Remember when the prime minister reportedly threatened to sack his lord chancellor over Europe? Not a lifetime ago – just 13 months. Yet messrs Cameron and Gove are fast-fading political wraiths.

As the profession contemplates the reality of Brexit, much continues to be said about the awe-inspiring scale of the challenge by the Law Society and others. But one quote sticks in the mind, and seems all the more telling (poignant, even) because it was uttered in those prelapsarian days before June’s poll.

Solicitor Timothy Kirkhope, Conservative MEP and home affairs spokesman for Europe, told a Gazette roundtable in March 2016: ‘I’ve got 400 separate measures sitting in the justice folder – 400 – that we will have to negotiate ourselves out of. And that’s just in one area of competence. The cost will be enormous.’

Another ghost of justice secretaries past, Chris Grayling, had declared it ‘ludicrous’ that withdrawal would take as long as the second world war. But Kirkhope’s forecast then was for a ‘decade of very difficult negotiation and uncertainty’ if the UK voted leave.

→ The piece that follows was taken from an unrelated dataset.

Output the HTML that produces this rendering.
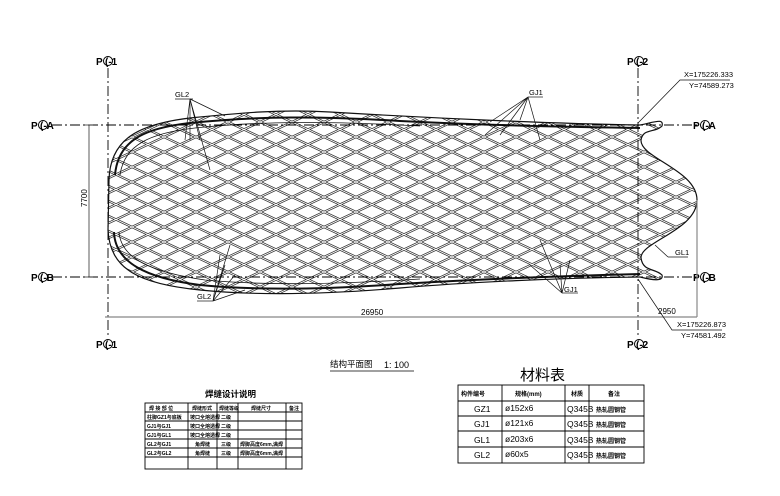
<!DOCTYPE html>
<html><head><meta charset="utf-8"><style>
html,body{margin:0;padding:0;background:#fff}
svg{display:block}
text{font-family:"Liberation Sans","Noto Sans CJK SC",sans-serif;fill:#000}
</style></head><body>
<svg width="780" height="496" viewBox="0 0 780 496" xmlns="http://www.w3.org/2000/svg">
<defs>
<pattern id="dia" width="32" height="15" patternUnits="userSpaceOnUse" x="4" y="2">
<g stroke="#222" stroke-width="2.3" fill="none">
<line x1="-1" y1="-0.5" x2="33" y2="15.5"/><line x1="-1" y1="15.5" x2="33" y2="-0.5"/>
</g>
<g stroke="#fff" stroke-width="0.9" fill="none">
<line x1="-1" y1="-0.5" x2="33" y2="15.5"/><line x1="-1" y1="15.5" x2="33" y2="-0.5"/>
</g>
</pattern>
<clipPath id="cl"><path d="M109,180 C110,138 140,124 190,118 C240,113 280,109 330,112 C430,118 560,124 640,125 C655,122 664,118 662,126 C655,133 643,128 641,140 C640,158 697,170 697,200 C697,230 640,242 641,258 C643,272 655,268 662,275 C664,282 652,280 640,277 C560,278 470,282 400,288 C330,294 260,296 200,290 C140,284 110,270 108,230 Z"/></clipPath>
</defs>
<rect x="100" y="100" width="610" height="210" fill="url(#dia)" clip-path="url(#cl)"/>
<g fill="none" stroke="#111">
<path d="M109,180 C110,138 140,124 190,118 C240,113 280,109 330,112 C430,118 560,124 640,125 C655,122 664,118 662,126 C655,133 643,128 641,140 C640,158 697,170 697,200 C697,230 640,242 641,258 C643,272 655,268 662,275 C664,282 652,280 640,277 C560,278 470,282 400,288 C330,294 260,296 200,290 C140,284 110,270 108,230 Z" stroke-width="1.2"/>
<path d="M115,175 C118,140 145,128 190,123 C260,116 320,116 400,121 C500,126 580,127 640,128" stroke-width="2"/>
<path d="M114,232 C115,262 145,278 200,285 C260,291 330,289 400,284 C480,279 560,276 640,274" stroke-width="2"/>
<path d="M120,175 C124,145 150,133 195,128 C260,121 330,121 420,126" stroke-width="0.8"/>
<path d="M119,232 C121,258 150,272 205,280 C270,286 340,284 420,279" stroke-width="0.8"/>
</g>
<g stroke="#000" stroke-width="0.9" stroke-dasharray="10,3,2,3" fill="none">
<line x1="108" y1="68" x2="108" y2="338"/>
<line x1="638" y1="68" x2="638" y2="338"/>
<line x1="52" y1="125" x2="700" y2="125"/>
<line x1="52" y1="277" x2="700" y2="277"/>
</g>
<g font-size="10" font-weight="bold">
<text x="96" y="65">P</text><circle cx="108" cy="61" r="4.5" fill="none" stroke="#000"/><text x="105" y="65">(-1</text>
<text x="96" y="348">P</text><circle cx="108" cy="344" r="4.5" fill="none" stroke="#000"/><text x="105" y="348">(-1</text>
<text x="627" y="65">P</text><circle cx="639" cy="61" r="4.5" fill="none" stroke="#000"/><text x="636" y="65">(-2</text>
<text x="627" y="348">P</text><circle cx="639" cy="344" r="4.5" fill="none" stroke="#000"/><text x="636" y="348">(-2</text>
<text x="31" y="129">P</text><circle cx="43" cy="125" r="4.5" fill="none" stroke="#000"/><text x="40" y="129">(-A</text>
<text x="31" y="281">P</text><circle cx="43" cy="277" r="4.5" fill="none" stroke="#000"/><text x="40" y="281">(-B</text>
<text x="693" y="129">P</text><circle cx="705" cy="125" r="4.5" fill="none" stroke="#000"/><text x="702" y="129">(-A</text>
<text x="693" y="281">P</text><circle cx="705" cy="277" r="4.5" fill="none" stroke="#000"/><text x="702" y="281">(-B</text>
</g>
<g stroke="#333" stroke-width="0.8" fill="none">
<line x1="89" y1="125" x2="89" y2="277"/>
<line x1="85" y1="125" x2="93" y2="125"/><line x1="85" y1="277" x2="93" y2="277"/>
<line x1="105" y1="317" x2="697" y2="317" stroke="#888" stroke-width="1.2"/>
<line x1="697" y1="200" x2="697" y2="317" stroke="#888" stroke-width="1.2"/>
</g>
<text font-size="8" transform="translate(87,207) rotate(-90)">7700</text>
<text x="361" y="315" font-size="8">26950</text>
<text x="658" y="314" font-size="8">2950</text>
<g stroke="#111" stroke-width="0.7" fill="none">
<line x1="175" y1="99" x2="193" y2="99"/>
<path d="M190,99 L185,140 M190,99 L190,140 M190,99 L200,140 M190,99 L210,170 M190,99 L225,116"/>
<line x1="197" y1="301" x2="213" y2="301"/>
<path d="M213,301 L220,255 M213,301 L225,265 M213,301 L235,275 M213,301 L245,290 M213,301 L230,245"/>
<line x1="528" y1="97" x2="543" y2="97"/>
<path d="M528,97 L490,122 M528,97 L485,135 M528,97 L500,135 M528,97 L520,120 M528,97 L540,140"/>
<line x1="562" y1="293" x2="578" y2="293"/>
<path d="M562,293 L540,240 M562,293 L530,265 M562,293 L560,265 M562,293 L570,260"/>
<line x1="668" y1="257" x2="688" y2="257"/><line x1="668" y1="257" x2="655" y2="245"/>
<path d="M638,123 L680,80 L730,80"/>
<path d="M638,279 L672,330 L722,330"/>
</g>
<g font-size="7.5">
<text x="175" y="97">GL2</text><text x="197" y="299">GL2</text>
<text x="529" y="95">GJ1</text><text x="564" y="292">GJ1</text>
<text x="675" y="255">GL1</text>
<text x="684" y="77">X=175226.333</text><text x="689" y="88">Y=74589.273</text>
<text x="677" y="327">X=175226.873</text><text x="681" y="338">Y=74581.492</text>
</g>
<text x="330" y="367" font-size="8.5">结构平面图</text>
<text x="384" y="368" font-size="9">1: 100</text>
<line x1="330" y1="371" x2="414" y2="371" stroke="#000" stroke-width="0.8"/>
<text x="205" y="397" font-size="8.5" font-weight="bold">焊缝设计说明</text>
<g stroke="#000" stroke-width="0.9" fill="none">
<rect x="145" y="403" width="157" height="66"/>
<line x1="188" y1="403" x2="188" y2="469"/><line x1="217" y1="403" x2="217" y2="469"/>
<line x1="238" y1="403" x2="238" y2="469"/><line x1="286" y1="403" x2="286" y2="469"/>
<line x1="145" y1="412" x2="302" y2="412"/><line x1="145" y1="421" x2="302" y2="421"/>
<line x1="145" y1="430" x2="302" y2="430"/><line x1="145" y1="439" x2="302" y2="439"/>
<line x1="145" y1="448" x2="302" y2="448"/><line x1="145" y1="457" x2="302" y2="457"/>
</g>
<g font-size="5" font-weight="bold">
<text x="149" y="410">焊 接 部 位</text><text x="192" y="410">焊缝形式</text><text x="219" y="410">焊缝等级</text><text x="251" y="410">焊缝尺寸</text><text x="289" y="410">备注</text>
<text x="147" y="419">柱脚GZ1与底板</text><text x="190" y="419">坡口全熔透焊</text><text x="221" y="419">二级</text>
<text x="147" y="428">GJ1与GJ1</text><text x="190" y="428">坡口全熔透焊</text><text x="221" y="428">二级</text>
<text x="147" y="437">GJ1与GL1</text><text x="190" y="437">坡口全熔透焊</text><text x="221" y="437">二级</text>
<text x="147" y="446">GL2与GJ1</text><text x="195" y="446">角焊缝</text><text x="221" y="446">三级</text><text x="240" y="446">焊脚高度6mm,满焊</text>
<text x="147" y="455">GL2与GL2</text><text x="195" y="455">角焊缝</text><text x="221" y="455">三级</text><text x="240" y="455">焊脚高度6mm,满焊</text>
</g>
<text x="520" y="380" font-size="15">材料表</text>
<g stroke="#000" stroke-width="0.9" fill="none">
<rect x="458" y="385" width="186" height="78"/>
<line x1="502" y1="385" x2="502" y2="463"/><line x1="565" y1="385" x2="565" y2="463"/><line x1="589" y1="385" x2="589" y2="463"/>
<line x1="458" y1="401" x2="644" y2="401"/><line x1="458" y1="416" x2="644" y2="416"/>
<line x1="458" y1="431" x2="644" y2="431"/><line x1="458" y1="447" x2="644" y2="447"/>
</g>
<g font-size="6" font-weight="bold">
<text x="461" y="396">构件编号</text><text x="515" y="396">规格(mm)</text><text x="571" y="396">材质</text><text x="608" y="396">备注</text>
<text x="596" y="412">热轧圆钢管</text><text x="596" y="427">热轧圆钢管</text><text x="596" y="443">热轧圆钢管</text><text x="596" y="458">热轧圆钢管</text>
</g>
<g font-size="8.5">
<text x="474" y="412">GZ1</text><text x="505" y="411">ø152x6</text><text x="567" y="412">Q345B</text>
<text x="474" y="427">GJ1</text><text x="505" y="426">ø121x6</text><text x="567" y="427">Q345B</text>
<text x="474" y="443">GL1</text><text x="505" y="442">ø203x6</text><text x="567" y="443">Q345B</text>
<text x="474" y="458">GL2</text><text x="505" y="457">ø60x5</text><text x="567" y="458">Q345B</text>
</g>
</svg>
</body></html>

Well, it seems we haven’t got a decade. And to paraphrase one Gazette reader, many MPs – let alone the public – still don’t know their acquis communautaire from their Statute of Proclamations (1539).

As ministers stumble in the dark, it is bitterly ironic that what they need – above all – is the goodwill of the UK’s peerless but endlessly traduced legal profession.